Rusya, Risk Almak İstemiyor
Çatışmalar devam ederken, Hmeymim Hava Üssü yakınlarından silah sesleri duyulmuş ancak Rus askerlerine yönelik bir saldırı yaşanmamıştır. Arkhangel Spetsnaza adlı başka bir Rus askeri Telegram kanalı, çatışmalar sırasında Alevi toplumundan bazı kişilerin Rus askeri personeline teslim olmaya çalıştığını ancak yalnızca kadınlar ve çocukların kabul edildiğini bildirdi. Kanal, Rus tarafının bu durumda risk almak istemediğini belirtti.
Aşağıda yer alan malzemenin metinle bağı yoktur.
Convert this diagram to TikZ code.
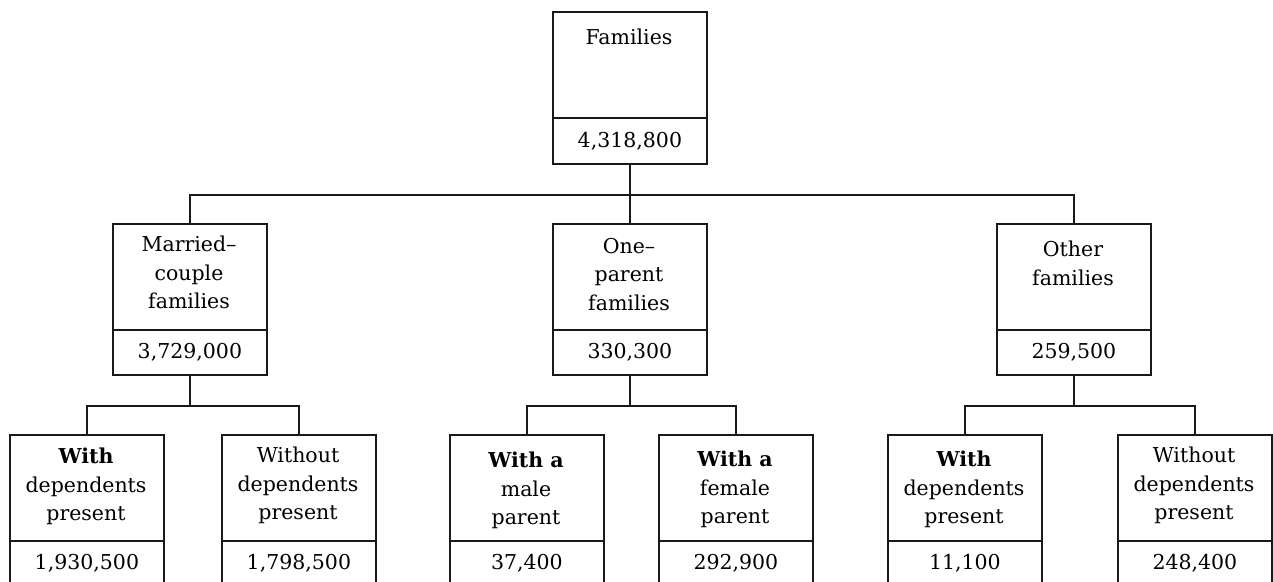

Çatışmaların Derinleşen Boyutları
Rus askeri kaynaklarına yakın bir Telegram hesabı, çatışmaların “yapay olarak” körüklendiğini ve protestoların büyütülerek çatışmalara dönüştürüldüğünü öne sürdü. Kaynağa göre, bu kriz, Alevilere karşı bir operasyon başlatılmasına, yani soykırıma yol açmak için bir fırsat sundu. Bu, bölgedeki şiddetin artmasına ve çatışmanın daha da derinleşmesine neden oldu.
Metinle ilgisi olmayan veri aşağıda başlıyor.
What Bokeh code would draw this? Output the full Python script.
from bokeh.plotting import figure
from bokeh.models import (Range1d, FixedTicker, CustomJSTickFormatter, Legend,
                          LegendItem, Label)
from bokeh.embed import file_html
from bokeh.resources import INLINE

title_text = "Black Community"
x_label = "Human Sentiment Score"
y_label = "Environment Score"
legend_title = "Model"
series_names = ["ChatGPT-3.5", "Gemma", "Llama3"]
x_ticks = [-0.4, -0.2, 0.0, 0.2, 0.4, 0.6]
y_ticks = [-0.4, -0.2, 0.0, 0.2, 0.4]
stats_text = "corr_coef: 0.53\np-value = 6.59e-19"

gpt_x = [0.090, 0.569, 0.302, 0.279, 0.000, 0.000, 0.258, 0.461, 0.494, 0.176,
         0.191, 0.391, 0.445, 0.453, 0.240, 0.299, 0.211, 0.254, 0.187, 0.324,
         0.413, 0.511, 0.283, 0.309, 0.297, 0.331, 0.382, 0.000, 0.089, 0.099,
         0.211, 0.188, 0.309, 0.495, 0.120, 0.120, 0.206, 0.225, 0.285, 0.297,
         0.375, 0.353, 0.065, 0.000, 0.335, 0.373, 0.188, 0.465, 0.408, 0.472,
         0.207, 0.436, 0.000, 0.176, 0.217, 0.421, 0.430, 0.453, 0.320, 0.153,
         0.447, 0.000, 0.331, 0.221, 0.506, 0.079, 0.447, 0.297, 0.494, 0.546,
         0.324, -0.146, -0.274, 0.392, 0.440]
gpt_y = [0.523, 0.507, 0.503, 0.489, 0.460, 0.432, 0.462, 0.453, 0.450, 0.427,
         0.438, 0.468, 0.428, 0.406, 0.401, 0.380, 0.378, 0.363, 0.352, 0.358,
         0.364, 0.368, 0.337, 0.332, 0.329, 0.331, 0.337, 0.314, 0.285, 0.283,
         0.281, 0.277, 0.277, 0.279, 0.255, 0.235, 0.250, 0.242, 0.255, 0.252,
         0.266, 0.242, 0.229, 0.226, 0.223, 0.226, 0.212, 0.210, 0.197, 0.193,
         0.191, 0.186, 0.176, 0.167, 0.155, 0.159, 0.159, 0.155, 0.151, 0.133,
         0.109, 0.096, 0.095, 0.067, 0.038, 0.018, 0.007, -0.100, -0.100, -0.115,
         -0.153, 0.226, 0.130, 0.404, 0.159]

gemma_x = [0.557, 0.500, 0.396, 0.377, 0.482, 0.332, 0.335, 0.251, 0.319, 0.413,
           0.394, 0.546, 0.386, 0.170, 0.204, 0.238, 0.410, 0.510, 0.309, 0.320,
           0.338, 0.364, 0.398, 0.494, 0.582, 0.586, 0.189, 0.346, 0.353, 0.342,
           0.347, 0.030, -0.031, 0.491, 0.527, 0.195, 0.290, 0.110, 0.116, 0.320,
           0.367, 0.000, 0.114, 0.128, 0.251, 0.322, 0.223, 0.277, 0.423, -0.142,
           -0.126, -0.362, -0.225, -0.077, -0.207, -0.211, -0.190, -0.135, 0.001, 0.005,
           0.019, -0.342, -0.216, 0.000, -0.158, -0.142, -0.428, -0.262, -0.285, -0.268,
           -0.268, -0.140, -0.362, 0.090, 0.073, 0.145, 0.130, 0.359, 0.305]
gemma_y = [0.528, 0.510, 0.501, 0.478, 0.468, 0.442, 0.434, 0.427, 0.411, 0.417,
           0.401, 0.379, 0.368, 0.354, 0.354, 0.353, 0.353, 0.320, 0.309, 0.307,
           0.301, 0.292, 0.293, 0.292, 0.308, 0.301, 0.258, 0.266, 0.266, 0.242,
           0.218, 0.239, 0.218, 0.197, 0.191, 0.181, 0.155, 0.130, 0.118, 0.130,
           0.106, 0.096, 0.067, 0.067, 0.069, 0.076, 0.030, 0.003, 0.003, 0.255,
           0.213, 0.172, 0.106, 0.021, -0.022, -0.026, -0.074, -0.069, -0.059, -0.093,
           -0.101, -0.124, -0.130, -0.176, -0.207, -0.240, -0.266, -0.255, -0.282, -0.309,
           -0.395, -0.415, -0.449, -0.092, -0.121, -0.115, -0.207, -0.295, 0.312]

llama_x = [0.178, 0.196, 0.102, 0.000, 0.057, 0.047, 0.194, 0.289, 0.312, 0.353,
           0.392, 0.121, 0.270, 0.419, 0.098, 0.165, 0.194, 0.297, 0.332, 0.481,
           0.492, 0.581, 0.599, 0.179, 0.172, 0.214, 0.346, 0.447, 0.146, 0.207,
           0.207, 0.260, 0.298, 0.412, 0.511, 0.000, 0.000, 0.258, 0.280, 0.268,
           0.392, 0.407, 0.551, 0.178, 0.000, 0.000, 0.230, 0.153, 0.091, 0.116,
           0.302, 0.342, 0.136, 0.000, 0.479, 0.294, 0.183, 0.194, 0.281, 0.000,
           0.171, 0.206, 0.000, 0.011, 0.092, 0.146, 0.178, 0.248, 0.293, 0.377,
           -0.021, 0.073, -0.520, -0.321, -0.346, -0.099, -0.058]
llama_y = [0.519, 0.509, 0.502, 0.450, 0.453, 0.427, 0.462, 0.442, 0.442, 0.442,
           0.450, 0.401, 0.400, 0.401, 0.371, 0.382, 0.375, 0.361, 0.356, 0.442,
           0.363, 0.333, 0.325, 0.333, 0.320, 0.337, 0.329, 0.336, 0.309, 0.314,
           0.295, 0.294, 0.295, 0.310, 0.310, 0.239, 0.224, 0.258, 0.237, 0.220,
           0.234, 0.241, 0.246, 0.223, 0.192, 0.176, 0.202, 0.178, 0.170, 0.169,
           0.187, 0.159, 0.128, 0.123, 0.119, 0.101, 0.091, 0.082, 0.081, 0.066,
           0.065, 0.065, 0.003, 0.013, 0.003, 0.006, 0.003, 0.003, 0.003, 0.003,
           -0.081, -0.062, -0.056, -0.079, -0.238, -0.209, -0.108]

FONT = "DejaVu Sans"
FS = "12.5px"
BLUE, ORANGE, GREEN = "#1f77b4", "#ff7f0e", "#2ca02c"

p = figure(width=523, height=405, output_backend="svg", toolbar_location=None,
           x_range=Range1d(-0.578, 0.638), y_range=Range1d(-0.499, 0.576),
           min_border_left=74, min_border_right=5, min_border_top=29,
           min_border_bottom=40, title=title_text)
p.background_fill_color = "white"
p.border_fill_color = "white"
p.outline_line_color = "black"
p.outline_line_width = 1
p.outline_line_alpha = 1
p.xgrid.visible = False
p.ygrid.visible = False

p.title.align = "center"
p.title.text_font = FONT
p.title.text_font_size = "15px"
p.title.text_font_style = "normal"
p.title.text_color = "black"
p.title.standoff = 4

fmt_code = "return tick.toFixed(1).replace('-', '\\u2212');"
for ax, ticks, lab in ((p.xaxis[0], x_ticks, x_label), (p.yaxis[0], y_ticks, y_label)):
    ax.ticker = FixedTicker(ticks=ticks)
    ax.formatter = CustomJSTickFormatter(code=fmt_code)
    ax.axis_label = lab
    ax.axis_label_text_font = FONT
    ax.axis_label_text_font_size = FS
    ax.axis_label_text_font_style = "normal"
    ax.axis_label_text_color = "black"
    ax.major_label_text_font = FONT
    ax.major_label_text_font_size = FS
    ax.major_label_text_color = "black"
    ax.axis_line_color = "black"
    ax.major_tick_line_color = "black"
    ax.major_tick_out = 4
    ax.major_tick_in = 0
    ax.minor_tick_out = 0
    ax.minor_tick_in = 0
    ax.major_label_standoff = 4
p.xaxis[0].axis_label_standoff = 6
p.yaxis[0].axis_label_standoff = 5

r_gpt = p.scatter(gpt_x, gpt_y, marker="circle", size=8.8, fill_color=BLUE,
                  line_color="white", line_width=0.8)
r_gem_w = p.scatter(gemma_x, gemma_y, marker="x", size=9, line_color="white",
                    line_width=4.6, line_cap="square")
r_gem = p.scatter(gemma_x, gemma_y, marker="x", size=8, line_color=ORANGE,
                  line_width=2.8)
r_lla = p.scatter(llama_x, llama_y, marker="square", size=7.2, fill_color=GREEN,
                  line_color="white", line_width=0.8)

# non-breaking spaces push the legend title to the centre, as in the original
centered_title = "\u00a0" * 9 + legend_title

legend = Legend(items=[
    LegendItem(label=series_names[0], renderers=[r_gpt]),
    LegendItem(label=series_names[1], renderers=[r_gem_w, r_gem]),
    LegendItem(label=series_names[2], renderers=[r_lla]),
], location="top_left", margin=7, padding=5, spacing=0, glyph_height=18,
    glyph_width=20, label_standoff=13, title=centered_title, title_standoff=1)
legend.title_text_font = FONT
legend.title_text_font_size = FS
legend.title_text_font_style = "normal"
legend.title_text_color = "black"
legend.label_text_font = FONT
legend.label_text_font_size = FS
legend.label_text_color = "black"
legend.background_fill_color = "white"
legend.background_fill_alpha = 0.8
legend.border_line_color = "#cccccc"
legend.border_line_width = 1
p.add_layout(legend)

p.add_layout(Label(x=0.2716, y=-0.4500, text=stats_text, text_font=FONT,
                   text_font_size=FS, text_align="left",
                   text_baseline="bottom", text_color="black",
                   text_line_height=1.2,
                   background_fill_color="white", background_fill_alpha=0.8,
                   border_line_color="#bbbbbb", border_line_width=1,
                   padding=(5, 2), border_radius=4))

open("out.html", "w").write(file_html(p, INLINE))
İsrail’in Rolü ve Olası Stratejik Gelişmeler
Moskova merkezli IMEMO RAS Ortadoğu Araştırmaları Merkezi’nden kıdemli araştırmacı Nikolai Sukov, İsrail’in, Alevilere karşı yapılanları ‘ayrılıkçılığı’ destekleyerek körükleyebileceği ihtimalini gündeme getirdi. İsrail, geçmişte Suriye’nin güneyindeki Süveyda, Şam çevresi ve Lazkiye ile Tartus kıyılarında eski Suriye ordusuna ait üsleri ve altyapıyı bombalamıştı. Sukov, bu eylemlerin, ayaklanmayı tetiklemek için önceden planlanmış bir stratejinin parçası olabileceğini savundu.
Yeni Bir İç Savaşın Eşiği
Rus haber sitesi Lenta.ru’ya konuşan kaynaklar, Suriye’nin batı kıyılarındaki çatışmanın ülkedeki mevcut rejimden memnun olmayan grupları kapsayan yeni bir iç savaşa dönüşebileceğini belirtti. Rusya Ulusal Araştırma Üniversitesi’nden siyaset bilimci Andrey Çuprigin, HTŞ’nin, El Kaide’den çok az farkla, Sünni İslam’a uymayanları hedef aldığını ifade etti. Çuprigin, Alevilerin, Hristiyanların ve diğer grupların bu hedefte olduğu konusunda uyarıda bulundu.
Suriye’deki çatışmalar, Aleviler ve diğer azınlık gruplar için büyük bir tehdit oluşturmaya devam ediyor. Rusya’nın bu duruma vereceği yanıt, bölgedeki dengeyi belirleyecek önemli bir faktör olabilir. Alevilerin Rusya’ya yönelik talepleri ve dış müdahale ihtimali, bölgedeki geleceği şekillendirebilir. Ancak, Rusya’nın bu tür bir müdahaleye nasıl yanıt vereceği ve çatışmanın nasıl şekilleneceği hala belirsizliğini koruyor.